Buttonbush brings more than its sweet scent and charming blooms into your garden – it is a magnet for wildlife! Another common name for this shrub is honey bells as its spherical white flowers are a favorite among honeybees and bumblebees. It is adapted to shorelines and swamps with saturated soil. It can tolerate water depths of up to three feet and does extraordinarily well in streambanks, riverbeds, and floodplains.
Buttonbush is a distinctive shrub with blossoms that resemble pincushion composed of dense clusters of tiny white tubular flowers. Buttonbush is Indigenous to swamps, wetlands, flood plains, and other riparian areas that are inundated for at least part of the year. It is useful for erosion control or stream bank stabilization as well. Because this plant is easily grown in moist or wet soils, it is an excellent candidate for large rain gardens. This shrub is adaptable to a wide range of soils, but it is not suitable for dry sites. In addition to these functional attributes, Buttonbush offers ornamental value – it’s fragrant, unique-looking flowers that appear in mid to late summer draw the attention of pollinators and people alike. Over time this shrub can attain small tree status. Its trunks become twisted and curved with age, along with an attractive flaking, tan bark giving it an interesting appearance that stands out in winter when the leaves have fallen.
Buttonbush is one of the last native shrubs to leaf out in the spring. Once their oval to elliptical glossy green leaves emerges, they provide food for the larval stage of the hydrangea sphinx moth, royal walnut moth, and titan sphinx moth. In early to mid-July, Buttonbush flowers have prominent round-headed pistils that make them look like pincushions. Bees, hummingbirds, and butterflies appear in the masses and use the flowers as a source of nectar. This plant flowers when many other plants aren’t blooming, which helps pollinators get through lean times until late summer and fall-blooming plants like Aster and Goldenrods start blooming. Russet brown fruits follow the flowers which may persist through winter. Waterfowl, mallards, and other birds eat the fruit and seeds. In their native environment, wood ducks commonly use the plant’s structure for the protection of brooding nests.
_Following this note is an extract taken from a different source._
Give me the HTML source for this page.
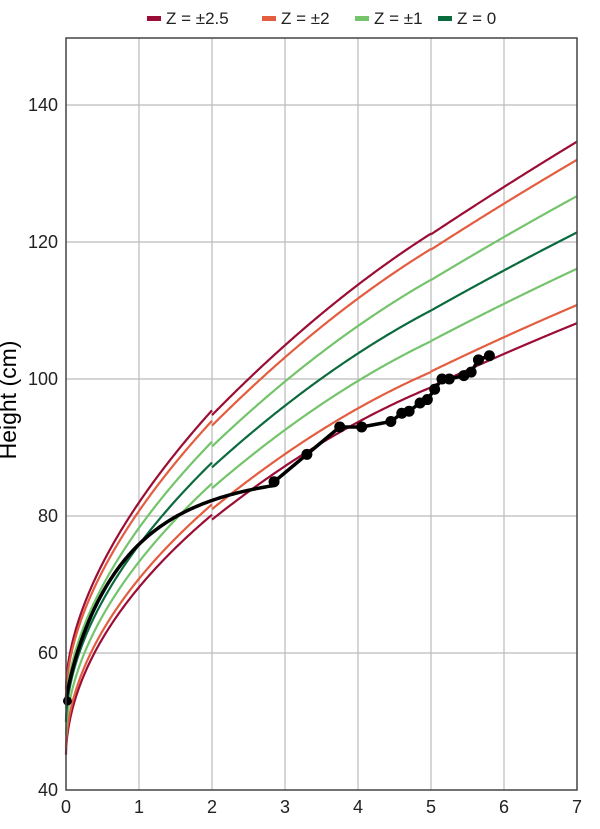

Buttonbush does best in full sun, but it is tolerable of partial shade conditions. It thrives in low-lying areas that may not dry out until late in the season such as bioswales, bogs, and stream banks. Supplemental watering is necessary when planted in full sun locations that dry out. Buttonbush cannot tolerate drought. It is adaptable to different soil types. Don’t panic if the shrub hasn’t leafed out at the same rate as your other plants because this plant is one of the last to leaf out in spring.
Pruning is not usually necessary. If Buttonbush gets too large or unruly, you can shear or rejuvenate the shrub by cutting it close to its base or crown in early spring before new growth emerges. Read more about the Rejuvenative Method of Pruning.
Buttonbush is relatively pest-free and is an easy-to-grow addition to your landscape. It no insects or diseases that cause severe or significant long-term damage. You may encounter Lygus bugs, leafhoppers, or thrips which can cause malformed, stunted, or yellowed leaves. On the plus side, the shrub attracts a plethora of beneficial insects. Notably, the chalcid wasp is drawn to buttonbush because it preys upon thrips, Lygus bugs, and leafhoppers that eat the plant.
This plant rarely suffers severe damage from deer browsing or other animal damage.
Many parts of the plant were used medicinally by native North Americans via decoction to treat a range of ailments. Decoction is a method of extraction by boiling plant material to dissolve the chemicals within the plant material. Decoction of the bark was used by the Chickasaw and Choctaw for making laxatives, curing skin, bronchial and venereal diseases. These tribes also often chewed on the inner bark for treatment of toothaches. The first European settlers used the bark as a prescribed drug for malaria and a substitute for quinine.
The botanical name of Buttonbush is Cephalanthus which originates from the two Greek words “kephalos” which means “head” and “anthos” which means “flower”. This is in reference to the unusual, round shape of the flower heads.
The largest Buttonbush in North America made its debut on the National Register of Champion Trees in 2019. It is 18-feet tall with a crown spread of 17.5-feet and is located in Montgomery, Maryland.
The foliage contains glucosides and can be toxic to humans and many mammals if large doses are ingested. Symptoms include vomiting, convulsions, and muscular paralysis.
Other plants that tolerate wet sites would also do well planted near a Buttonbush. Plants you would commonly find in a rain garden would make great companions as well such as Red Milkweed, Ironweed, Great Blue Lobelia, New Jersey Tea, Glossy Black Chokeberry, or Silky Dogwood. These plants have different bloom times which help support pollinators. Their foliage also has a different texture which adds a nice contrast. Buttonbush can be planted in the lower tier of a large rain garden as it can tolerate water depths of up to three feet.